I have a good friend who is on the verge of leasing a car. As
giving unsolicited advice is a good way to lose friends, I hope they may read this. Car leasing has become incredibly popular in the past 15 years. Sellers hook you onto a monthly payment, while they keep the car as their asset. The leased car is never YOUR asset though unless 1] the lease period is up and 2] you choose the option to buy the car. A car payment that would normally be $399 a month may be $249 a month but leasing a car is ALWAYS a bad deal:
- If the vehicle is totaled in an accident, you are still responsible to pay back the full lease contract amount. All of it, even if the insurance company gives you back less than what you owe to the dealership. If you do go with a lease, expect to pay the additional fees for “gap” insurance which covers you for that difference between insurance reimbursement and the amount that you owe to the dealership.
- Many times, the lease agreement will be for 5 years/60,000 miles. So, if you go over that 60,000 and keep it until the 5 years is up, you’ll pay a penalty for every mile over 60,000 miles. Think about how many miles you put on a car each year. Most people use well over 12,000 per year. I bought my truck in April 2010, it’s now April 2011 and 33,000 miles later! At a conservative $0.15 per mile that’s 21,000 miles over the 12,000 mile standard allowance or $3,150 for this year’s excess mile charge!
- If you lose a job or experience a heavy time of financial hardship and cannot afford the payment anymore, the dealership will recover the car, sell it an auction, and if they sell it for less than you owe for the lease agreement, you will be legally responsible to pay the difference. Though this is also true for purchase contracts as well with a purchase contract you are usually not so “upside down” because of your down payment.
- The car is never yours until the lease period is up and you chose to buy the car. All the maintenance expense you incur is to maintain somebody else’s vehicle.

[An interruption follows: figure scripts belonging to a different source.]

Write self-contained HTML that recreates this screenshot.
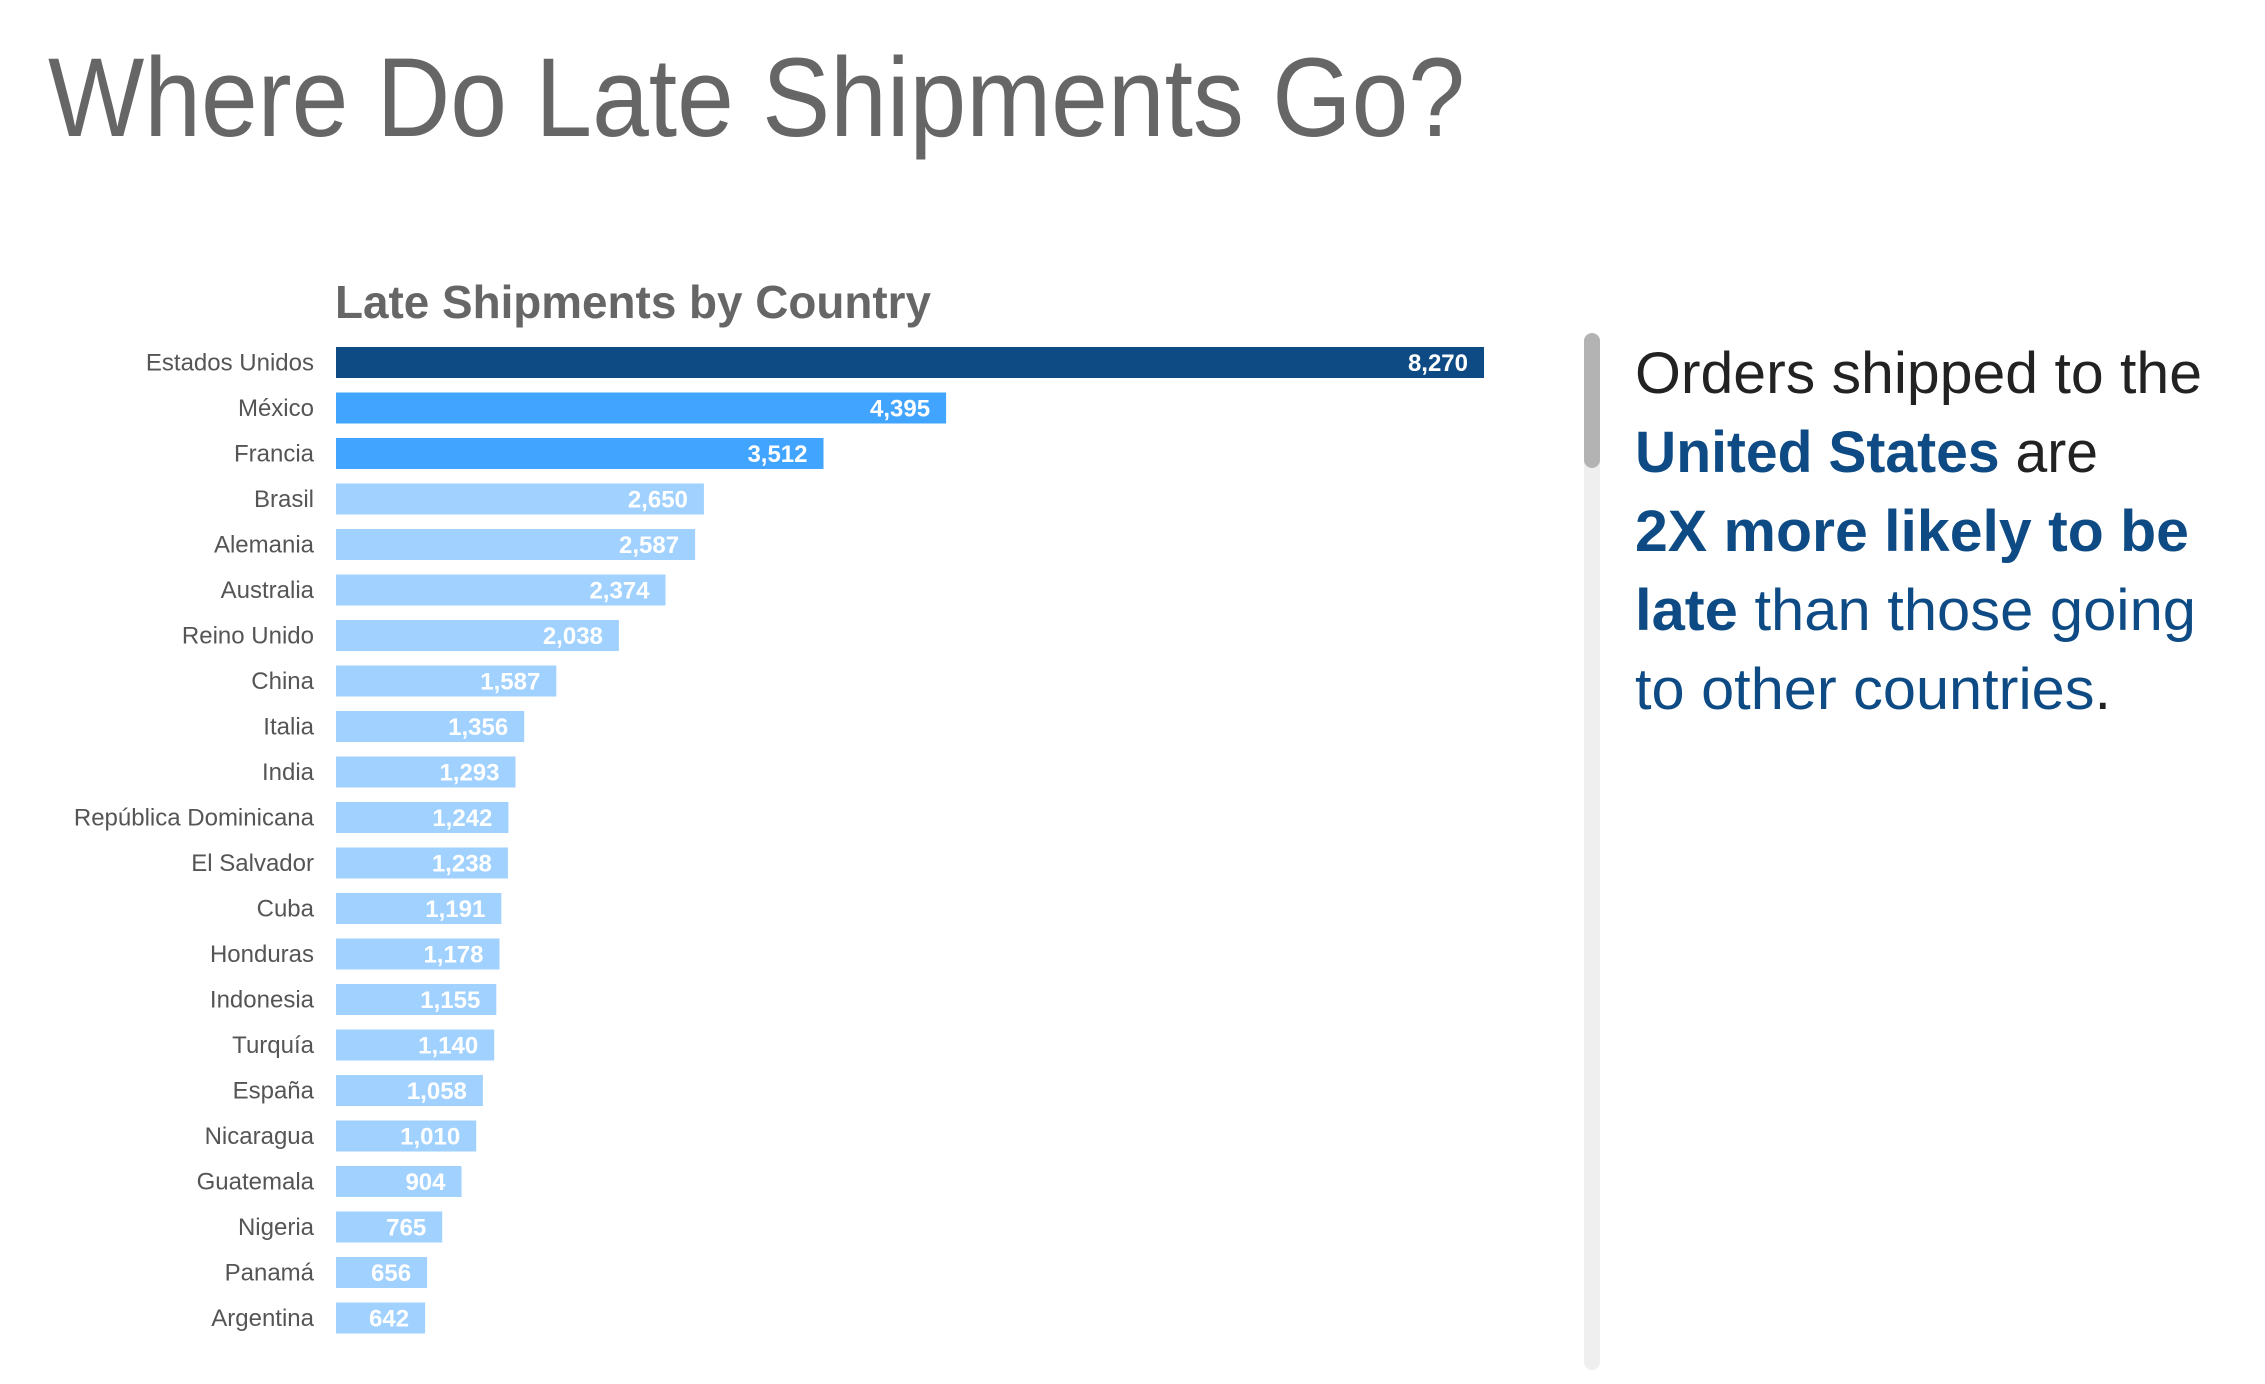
<!DOCTYPE html>
<html><head><meta charset="utf-8"><style>
html,body{margin:0;padding:0;background:#fff;}
svg{display:block;}
</style></head><body>
<svg width="2265" height="1384" viewBox="0 0 2265 1384" xmlns="http://www.w3.org/2000/svg" font-family="'Liberation Sans', sans-serif">
<text x="48" y="136" font-size="112" fill="#666" textLength="1417" lengthAdjust="spacingAndGlyphs">Where Do Late Shipments Go?</text>
<text x="335" y="318" font-size="46" font-weight="bold" fill="#666" textLength="596" lengthAdjust="spacingAndGlyphs">Late Shipments by Country</text>
<g id="bars" font-size="24">
</g>
<rect x="1584" y="333" width="16" height="1037" rx="8" fill="#efefef"/>
<rect x="1584" y="333" width="16" height="135" rx="8" fill="#b3b3b3"/>
<g font-size="58">
<text x="1635" y="393" fill="#222" textLength="567" lengthAdjust="spacingAndGlyphs">Orders shipped to the</text>
<text x="1635" y="472" textLength="463" lengthAdjust="spacingAndGlyphs"><tspan fill="#0E4B84" font-weight="bold">United States</tspan><tspan fill="#222"> are</tspan></text>
<text x="1635" y="551" fill="#0E4B84" font-weight="bold" textLength="554" lengthAdjust="spacingAndGlyphs">2X more likely to be</text>
<text x="1635" y="630" fill="#0E4B84" textLength="561" lengthAdjust="spacingAndGlyphs"><tspan font-weight="bold">late</tspan> than those going</text>
<text x="1635" y="709" fill="#0E4B84" textLength="476" lengthAdjust="spacingAndGlyphs">to other countries<tspan fill="#222">.</tspan></text>
</g>
</svg>
<script>
(function(){
var names=["Estados Unidos","México","Francia","Brasil","Alemania","Australia","Reino Unido","China","Italia","India","República Dominicana","El Salvador","Cuba","Honduras","Indonesia","Turquía","España","Nicaragua","Guatemala","Nigeria","Panamá","Argentina"];
var vals=[8270,4395,3512,2650,2587,2374,2038,1587,1356,1293,1242,1238,1191,1178,1155,1140,1058,1010,904,765,656,642];
var g=document.getElementById("bars"),h="";
for(var i=0;i<names.length;i++){
 var y0=347+i*45.5, w=vals[i]*1148/8270;
 var c=i==0?"#0E4B84":(i<3?"#41A4FF":"#A0D1FF");
 var cy=y0+15.5;
 h+='<rect x="336" y="'+y0+'" width="'+w.toFixed(1)+'" height="31" fill="'+c+'"/>';
 h+='<text x="314" y="'+(cy+8)+'" text-anchor="end" fill="#555">'+names[i]+'</text>';
 h+='<text x="'+(336+w-16).toFixed(1)+'" y="'+(cy+8.5)+'" text-anchor="end" fill="#fff" font-weight="bold">'+vals[i].toLocaleString("en-US")+'</text>';
}
g.innerHTML=h;
})();
</script>
</body></html>
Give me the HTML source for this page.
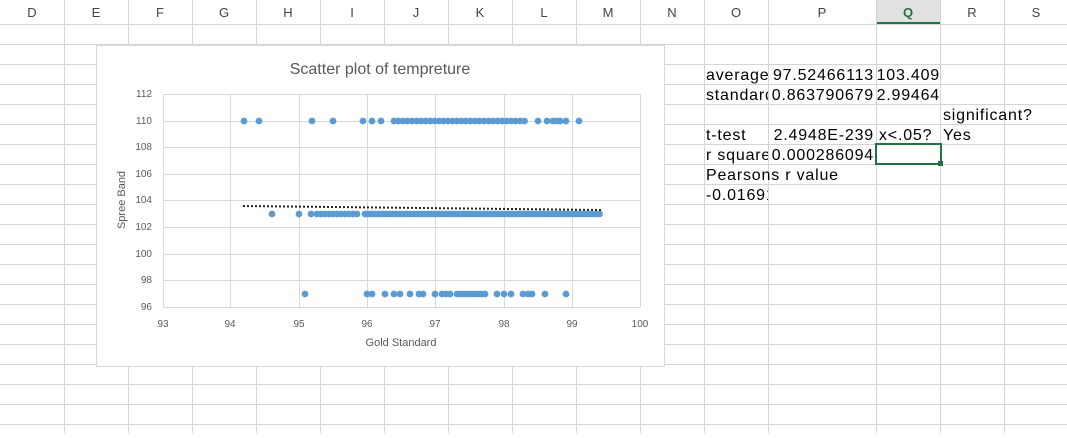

- The car cannot be counted as an asset on a net worth or credit calculation. It is still an asset of the dealership that leased it to you.
- Let’s look at the lifetime cost of lease versus a purchase. Say you buy a good used vehicle at $350 a month on a 48 month contract. Now assume the vehicle lasts you 10 years. Your cost is $16,800. Now multiply that by 3 for the 30 years you’ll probably regularly use a car, that’s $50,400. Now imagine if, instead, you decide to lease a car for the entire 30 years paying $350/mo at first you’d think the cost is just $126,000 (350x12x30) or a little over double that of purchasing – you’d be wrong. If you put $350 a month in a mutual fund that made 10% for 30 years you’d have $791,171 in 30 years. Subtracting the cost of purchase ($50,400) from the potential investment earnings ($791,171) is $740,771. Are you willing to pay 0.74 million dollars for the warm fuzzy feeling of always driving a new car? I’m not.

- If you decide to take the option to buy the car at the end of the lease term, you’ll have paid much more than the cost of the car even if you had financed it and the cost over a lifetime of driving is staggering.
Warren Buffet drives around a used pick-up truck during much of his personal time. He has lived in the same house that he bought about 30 years ago. Wealthy people know that possessions are a horrible investment that never buy the happiness they promise and spend accordingly.